## DATA FOR THE TASK:
____________________

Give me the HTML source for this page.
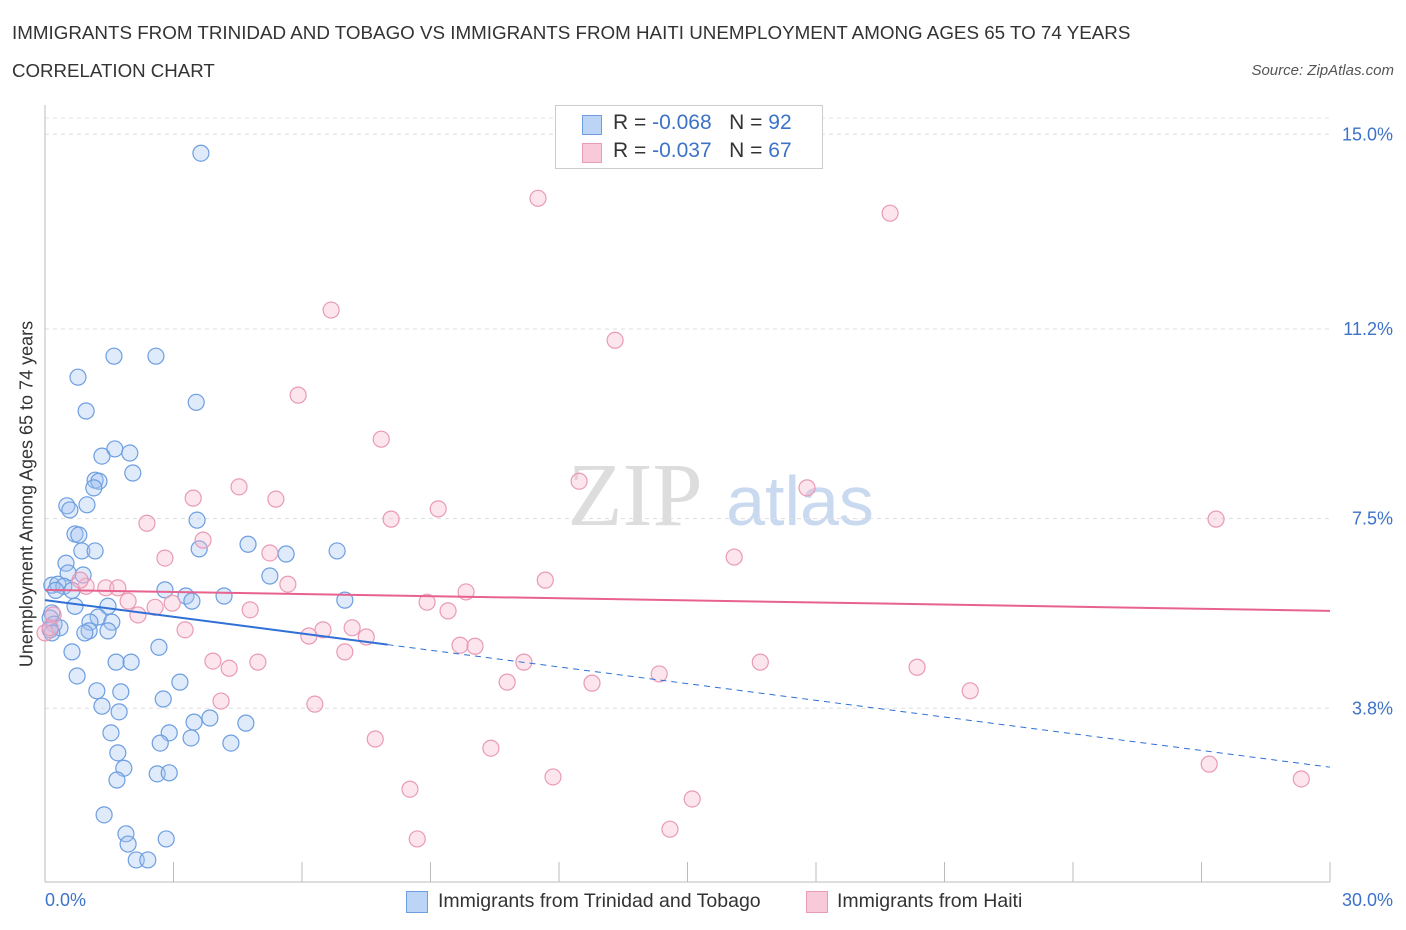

____________________

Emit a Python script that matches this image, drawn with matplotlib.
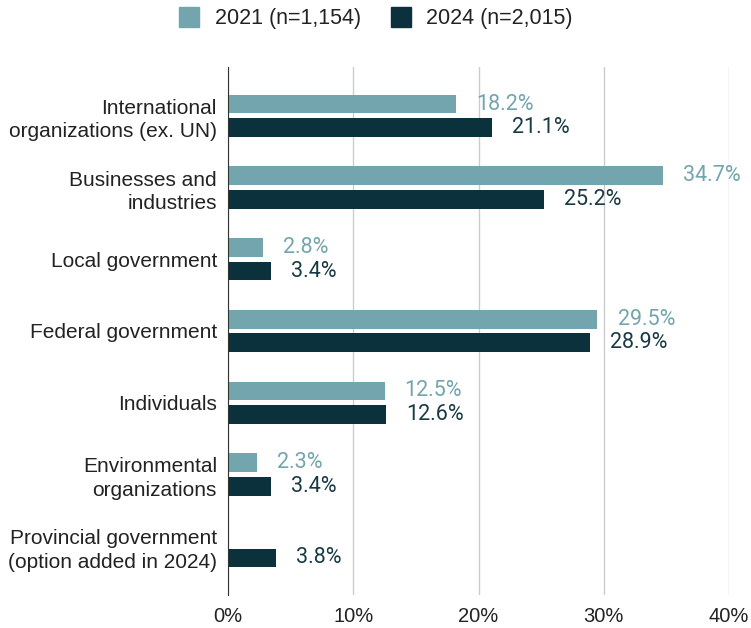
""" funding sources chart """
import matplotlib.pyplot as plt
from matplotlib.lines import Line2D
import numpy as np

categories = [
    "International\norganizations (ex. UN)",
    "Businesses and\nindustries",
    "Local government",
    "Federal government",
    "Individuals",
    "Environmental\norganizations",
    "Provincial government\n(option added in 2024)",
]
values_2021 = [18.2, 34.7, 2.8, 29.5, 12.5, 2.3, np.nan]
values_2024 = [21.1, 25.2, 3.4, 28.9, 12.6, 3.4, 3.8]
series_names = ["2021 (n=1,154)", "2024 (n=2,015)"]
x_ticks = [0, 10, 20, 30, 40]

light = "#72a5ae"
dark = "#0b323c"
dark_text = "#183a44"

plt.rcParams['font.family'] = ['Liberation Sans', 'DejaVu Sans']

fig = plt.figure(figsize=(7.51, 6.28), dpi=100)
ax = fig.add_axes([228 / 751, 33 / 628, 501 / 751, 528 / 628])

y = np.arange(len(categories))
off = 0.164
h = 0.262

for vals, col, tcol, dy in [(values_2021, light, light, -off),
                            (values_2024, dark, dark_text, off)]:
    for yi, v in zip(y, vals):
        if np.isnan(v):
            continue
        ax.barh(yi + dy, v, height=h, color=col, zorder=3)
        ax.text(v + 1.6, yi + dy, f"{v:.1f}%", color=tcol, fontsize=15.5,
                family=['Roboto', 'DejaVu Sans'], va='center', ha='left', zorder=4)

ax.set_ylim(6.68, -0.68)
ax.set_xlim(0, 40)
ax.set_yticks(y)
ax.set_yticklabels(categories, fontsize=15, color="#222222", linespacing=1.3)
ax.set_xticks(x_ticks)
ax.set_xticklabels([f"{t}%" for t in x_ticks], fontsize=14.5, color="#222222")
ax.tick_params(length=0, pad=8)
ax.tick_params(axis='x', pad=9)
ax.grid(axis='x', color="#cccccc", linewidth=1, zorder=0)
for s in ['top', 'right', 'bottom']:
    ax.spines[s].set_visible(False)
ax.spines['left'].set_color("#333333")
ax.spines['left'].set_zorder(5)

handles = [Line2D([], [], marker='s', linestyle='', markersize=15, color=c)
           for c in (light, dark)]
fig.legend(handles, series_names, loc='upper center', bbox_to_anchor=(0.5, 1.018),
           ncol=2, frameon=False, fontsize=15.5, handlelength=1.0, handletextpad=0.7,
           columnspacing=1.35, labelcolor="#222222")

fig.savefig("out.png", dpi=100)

____________________

## WORK TO BE COMPLETED:
Keep to the stretch from the line containing "Emit a Python" through the line containing "ax.spines['left'].set_zorder(5)", both ends included, and copy it exactly from the listing above, minus the pictures.

## THE RESULT:
Emit a Python script that matches this image, drawn with matplotlib.
""" funding sources chart """
import matplotlib.pyplot as plt
from matplotlib.lines import Line2D
import numpy as np

categories = [
    "International\norganizations (ex. UN)",
    "Businesses and\nindustries",
    "Local government",
    "Federal government",
    "Individuals",
    "Environmental\norganizations",
    "Provincial government\n(option added in 2024)",
]
values_2021 = [18.2, 34.7, 2.8, 29.5, 12.5, 2.3, np.nan]
values_2024 = [21.1, 25.2, 3.4, 28.9, 12.6, 3.4, 3.8]
series_names = ["2021 (n=1,154)", "2024 (n=2,015)"]
x_ticks = [0, 10, 20, 30, 40]

light = "#72a5ae"
dark = "#0b323c"
dark_text = "#183a44"

plt.rcParams['font.family'] = ['Liberation Sans', 'DejaVu Sans']

fig = plt.figure(figsize=(7.51, 6.28), dpi=100)
ax = fig.add_axes([228 / 751, 33 / 628, 501 / 751, 528 / 628])

y = np.arange(len(categories))
off = 0.164
h = 0.262

for vals, col, tcol, dy in [(values_2021, light, light, -off),
                            (values_2024, dark, dark_text, off)]:
    for yi, v in zip(y, vals):
        if np.isnan(v):
            continue
        ax.barh(yi + dy, v, height=h, color=col, zorder=3)
        ax.text(v + 1.6, yi + dy, f"{v:.1f}%", color=tcol, fontsize=15.5,
                family=['Roboto', 'DejaVu Sans'], va='center', ha='left', zorder=4)

ax.set_ylim(6.68, -0.68)
ax.set_xlim(0, 40)
ax.set_yticks(y)
ax.set_yticklabels(categories, fontsize=15, color="#222222", linespacing=1.3)
ax.set_xticks(x_ticks)
ax.set_xticklabels([f"{t}%" for t in x_ticks], fontsize=14.5, color="#222222")
ax.tick_params(length=0, pad=8)
ax.tick_params(axis='x', pad=9)
ax.grid(axis='x', color="#cccccc", linewidth=1, zorder=0)
for s in ['top', 'right', 'bottom']:
    ax.spines[s].set_visible(False)
ax.spines['left'].set_color("#333333")
ax.spines['left'].set_zorder(5)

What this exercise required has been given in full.